--- Direction ---
Pick out all lines in the listing holding the string "React" and copy them.

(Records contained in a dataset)
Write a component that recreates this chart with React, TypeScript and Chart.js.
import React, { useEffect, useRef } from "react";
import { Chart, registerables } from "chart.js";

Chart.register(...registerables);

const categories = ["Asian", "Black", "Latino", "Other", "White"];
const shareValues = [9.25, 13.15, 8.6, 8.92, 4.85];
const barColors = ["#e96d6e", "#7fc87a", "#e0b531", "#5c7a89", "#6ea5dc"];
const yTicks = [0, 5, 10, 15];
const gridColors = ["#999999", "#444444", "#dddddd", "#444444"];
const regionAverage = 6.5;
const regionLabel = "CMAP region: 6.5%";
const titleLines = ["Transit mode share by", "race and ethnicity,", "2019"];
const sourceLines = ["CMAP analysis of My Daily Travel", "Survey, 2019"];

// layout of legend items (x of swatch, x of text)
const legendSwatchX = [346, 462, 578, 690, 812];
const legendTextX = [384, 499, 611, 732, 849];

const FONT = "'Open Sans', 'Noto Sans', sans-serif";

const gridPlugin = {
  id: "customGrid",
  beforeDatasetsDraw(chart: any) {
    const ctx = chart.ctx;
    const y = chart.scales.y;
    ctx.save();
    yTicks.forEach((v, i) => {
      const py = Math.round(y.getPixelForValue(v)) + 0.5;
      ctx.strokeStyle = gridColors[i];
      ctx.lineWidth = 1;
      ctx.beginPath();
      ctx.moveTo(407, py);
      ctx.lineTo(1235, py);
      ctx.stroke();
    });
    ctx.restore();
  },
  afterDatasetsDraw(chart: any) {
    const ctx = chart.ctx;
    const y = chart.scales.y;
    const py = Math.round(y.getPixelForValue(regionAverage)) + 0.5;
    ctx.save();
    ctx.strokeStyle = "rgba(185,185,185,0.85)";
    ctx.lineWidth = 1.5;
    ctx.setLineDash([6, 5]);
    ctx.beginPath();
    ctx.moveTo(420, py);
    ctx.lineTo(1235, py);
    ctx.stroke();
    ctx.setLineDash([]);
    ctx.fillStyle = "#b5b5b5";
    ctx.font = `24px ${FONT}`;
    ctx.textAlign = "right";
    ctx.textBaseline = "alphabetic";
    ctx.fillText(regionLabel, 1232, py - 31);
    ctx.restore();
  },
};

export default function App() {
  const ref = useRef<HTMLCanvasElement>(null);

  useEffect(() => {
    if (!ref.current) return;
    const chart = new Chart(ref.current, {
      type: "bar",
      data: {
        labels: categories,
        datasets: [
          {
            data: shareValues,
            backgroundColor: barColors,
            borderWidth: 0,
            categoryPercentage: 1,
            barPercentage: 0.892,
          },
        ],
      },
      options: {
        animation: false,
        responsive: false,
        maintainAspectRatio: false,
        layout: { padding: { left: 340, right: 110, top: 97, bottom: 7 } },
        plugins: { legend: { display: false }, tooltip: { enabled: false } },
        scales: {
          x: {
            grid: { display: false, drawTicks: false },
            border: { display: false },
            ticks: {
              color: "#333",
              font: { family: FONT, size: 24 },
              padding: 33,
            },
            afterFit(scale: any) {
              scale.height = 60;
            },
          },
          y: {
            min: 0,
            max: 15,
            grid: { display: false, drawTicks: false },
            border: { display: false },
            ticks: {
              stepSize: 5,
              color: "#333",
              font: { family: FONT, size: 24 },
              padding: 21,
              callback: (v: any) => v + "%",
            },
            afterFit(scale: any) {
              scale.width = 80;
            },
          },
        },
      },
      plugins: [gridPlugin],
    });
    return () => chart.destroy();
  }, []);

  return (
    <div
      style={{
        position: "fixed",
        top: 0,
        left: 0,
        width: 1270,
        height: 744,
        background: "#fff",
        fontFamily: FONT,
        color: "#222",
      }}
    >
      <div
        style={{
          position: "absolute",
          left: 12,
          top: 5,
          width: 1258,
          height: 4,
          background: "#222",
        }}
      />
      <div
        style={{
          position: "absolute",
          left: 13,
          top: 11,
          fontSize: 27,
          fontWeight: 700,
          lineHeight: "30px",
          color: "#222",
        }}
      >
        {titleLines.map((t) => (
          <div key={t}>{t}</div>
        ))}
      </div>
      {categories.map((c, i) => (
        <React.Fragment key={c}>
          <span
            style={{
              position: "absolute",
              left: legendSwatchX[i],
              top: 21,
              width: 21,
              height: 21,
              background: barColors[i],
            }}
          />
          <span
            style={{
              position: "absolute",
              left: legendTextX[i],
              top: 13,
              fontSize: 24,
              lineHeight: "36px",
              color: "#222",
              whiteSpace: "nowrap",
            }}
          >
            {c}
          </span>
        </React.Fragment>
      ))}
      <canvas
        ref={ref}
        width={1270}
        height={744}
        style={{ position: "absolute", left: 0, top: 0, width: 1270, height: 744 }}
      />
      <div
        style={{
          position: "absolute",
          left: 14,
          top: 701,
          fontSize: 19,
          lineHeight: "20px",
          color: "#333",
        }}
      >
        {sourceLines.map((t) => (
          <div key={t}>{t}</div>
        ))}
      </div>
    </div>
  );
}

--

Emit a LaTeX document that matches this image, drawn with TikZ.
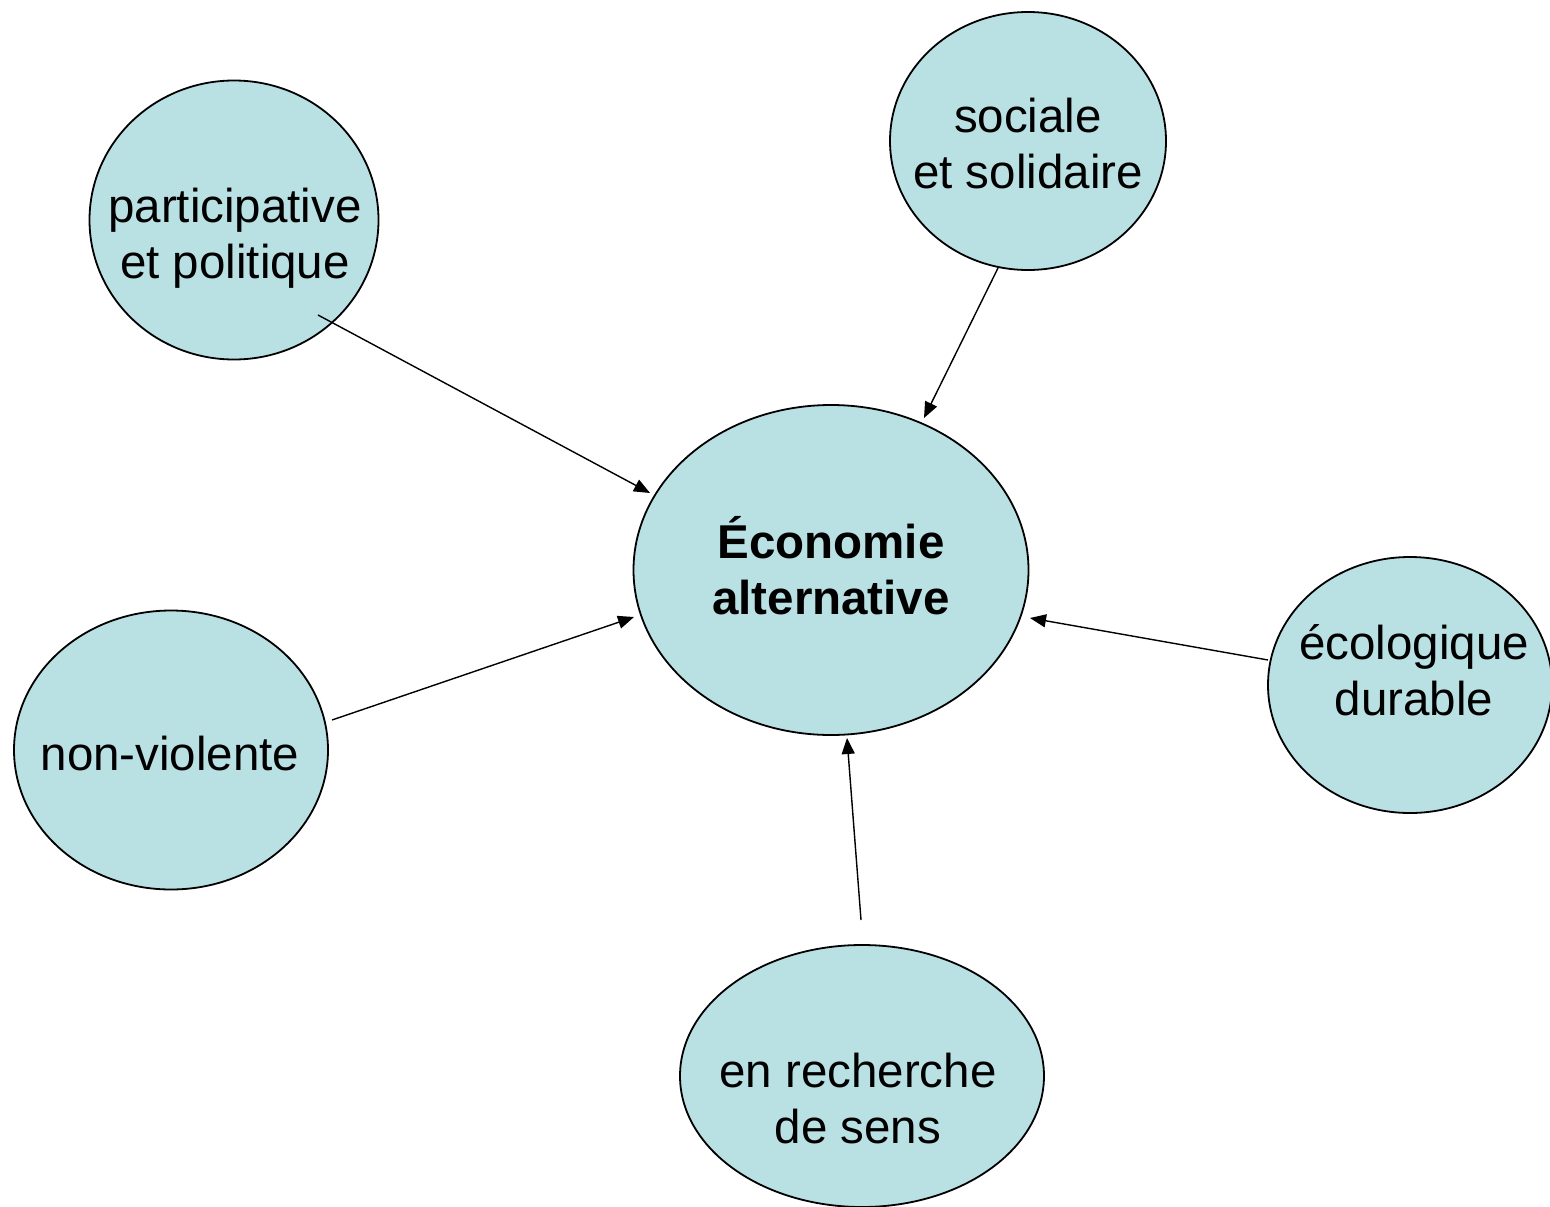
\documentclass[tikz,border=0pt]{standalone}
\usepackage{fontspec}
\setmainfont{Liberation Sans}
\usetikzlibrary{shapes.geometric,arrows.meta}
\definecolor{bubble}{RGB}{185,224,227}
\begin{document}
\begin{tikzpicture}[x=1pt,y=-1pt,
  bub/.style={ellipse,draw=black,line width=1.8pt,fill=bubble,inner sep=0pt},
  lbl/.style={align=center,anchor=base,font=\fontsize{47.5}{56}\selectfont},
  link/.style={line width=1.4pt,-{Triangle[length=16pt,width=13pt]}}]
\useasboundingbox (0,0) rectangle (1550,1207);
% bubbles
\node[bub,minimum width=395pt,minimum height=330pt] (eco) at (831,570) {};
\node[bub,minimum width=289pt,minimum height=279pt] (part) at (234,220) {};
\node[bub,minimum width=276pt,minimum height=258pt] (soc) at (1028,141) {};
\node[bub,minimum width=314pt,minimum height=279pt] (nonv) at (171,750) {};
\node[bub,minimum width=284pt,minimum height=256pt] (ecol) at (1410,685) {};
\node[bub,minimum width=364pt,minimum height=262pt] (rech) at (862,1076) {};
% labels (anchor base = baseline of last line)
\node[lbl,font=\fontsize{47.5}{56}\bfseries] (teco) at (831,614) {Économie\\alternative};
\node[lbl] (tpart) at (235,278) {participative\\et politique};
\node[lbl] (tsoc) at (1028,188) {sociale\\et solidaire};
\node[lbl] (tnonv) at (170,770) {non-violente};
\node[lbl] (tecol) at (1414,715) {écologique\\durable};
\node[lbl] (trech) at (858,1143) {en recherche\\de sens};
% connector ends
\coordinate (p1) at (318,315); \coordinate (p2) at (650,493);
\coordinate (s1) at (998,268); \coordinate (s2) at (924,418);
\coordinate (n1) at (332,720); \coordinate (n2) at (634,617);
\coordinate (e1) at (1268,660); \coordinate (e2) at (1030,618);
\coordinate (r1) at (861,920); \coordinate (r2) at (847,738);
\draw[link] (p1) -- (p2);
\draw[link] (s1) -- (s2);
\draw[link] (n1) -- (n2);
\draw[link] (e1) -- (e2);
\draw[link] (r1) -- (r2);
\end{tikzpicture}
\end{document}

--- Task answer ---
Write a component that recreates this chart with React, TypeScript and Chart.js.
import React, { useEffect, useRef } from "react";
        <React.Fragment key={c}>
        </React.Fragment>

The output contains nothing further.